Something like R's ordered factors or enums as column type?


#1

I am very interested in the tabular data package format. I have done a lot of work in R with cleaning up questionnaire data, and sharing it with other researchers. I was always wondering about what data formats to use for exchange. My own workflow, as described here has been to do all the cleanup and wrangling in one R script, serialize the R structure to disk, and load it into a report script in literate R. However, that is obviously not good for interoperability with people who don’t use R, or even possible for future-proofing.
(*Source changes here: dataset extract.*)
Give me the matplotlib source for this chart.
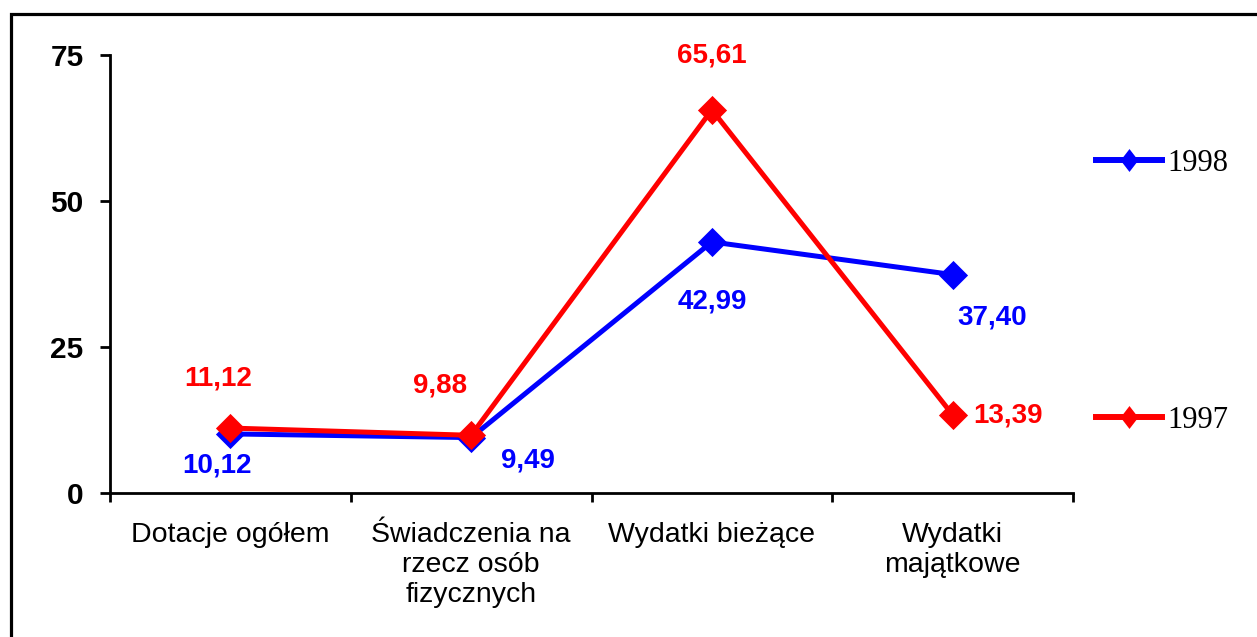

My problem with just emitting a CSV is that you lose some of the information. Two two elements that seem to still be missing from the tabular data specification are ordered factors and NA handling. To discuss the first one, I often work with likert-data, and have to encode the fact that columnA is not just a random string column, but it can contain exactly these five values (or NA): Never, Rarely, Sometimes, Frequently, All the time, and that these five have an ordered relationship.
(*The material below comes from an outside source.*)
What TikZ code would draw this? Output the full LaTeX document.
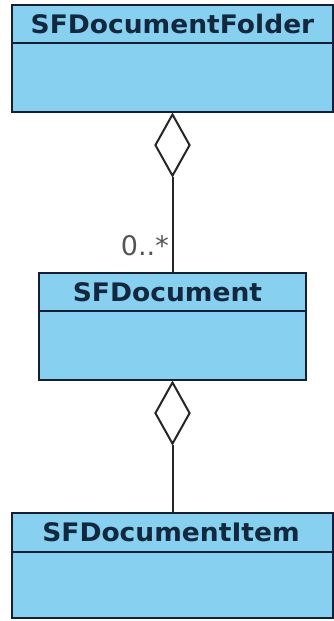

This becomes important for automatic graphing, because I want to make sure that it always orders these columns correctly (and not, say, alphabetically). And I’d love to pull in an open data package which I can send straight to ggplot, without worrying about changing string columns to ordered factors. (This could also be part of the verification, if the specification says that it can only contain these five strings, it would be an error to contain any other strings).

Any hope of getting this added to the specification?


Can you add code descriptions to a data package?
#2

Good question! I would like to know more about this as well. How R-specific is it, though? Do SQL systems support something like ordered factors?


#3

I have been looking into this, because I am looking at processing very
large clicklogs, with a lot of factor-style columns (only fifty possible
different URLs, but 22 million entries etc). Postgres for example has
support for enums with ordering, but they have to be declared ahead of time
(it’s possible to add later, but this is a very costly process, and not
something to be taken lightly).

Julia’s dataframe.jl supports factors
http://dataframesjl.readthedocs.org/en/latest/pooling.html?highlight=factor


#4

This is a really good question.

  • NA handling (do you mean NaN or n/a btw?) - take a look at thttps://github.com/dataprotocols/dataprotocols/issues/97 and please add your suggestions. I think adding support for this is quite easy.

  • Regarding ordered factors / enums: this again seems a valuable and simple thing to support in JSON Table Schema. Could you open an issue here https://github.com/dataprotocols/dataprotocols/issues/97 with an outline of what you would be looking for (and perhaps a suggested implementation).

Summary: very likely to get this into the spec (note: our usual approach is to add these as draft and see one or two trial implementations and then finalize).


#5

Has there been any progress on this subject? Except for an issue on missing values, I could not find an issue on factors.

I am asking because for a project I’m working on we use tabular data packages as exchange format and we needed to be able to record the categories present in each of the categorical columns. We now have a working solution, but it would be nice if there would be a more widely supported solution for this.


#6

Thanks for the prompt. I added an issue here, feel free to add support, details, and specific implementation suggestions.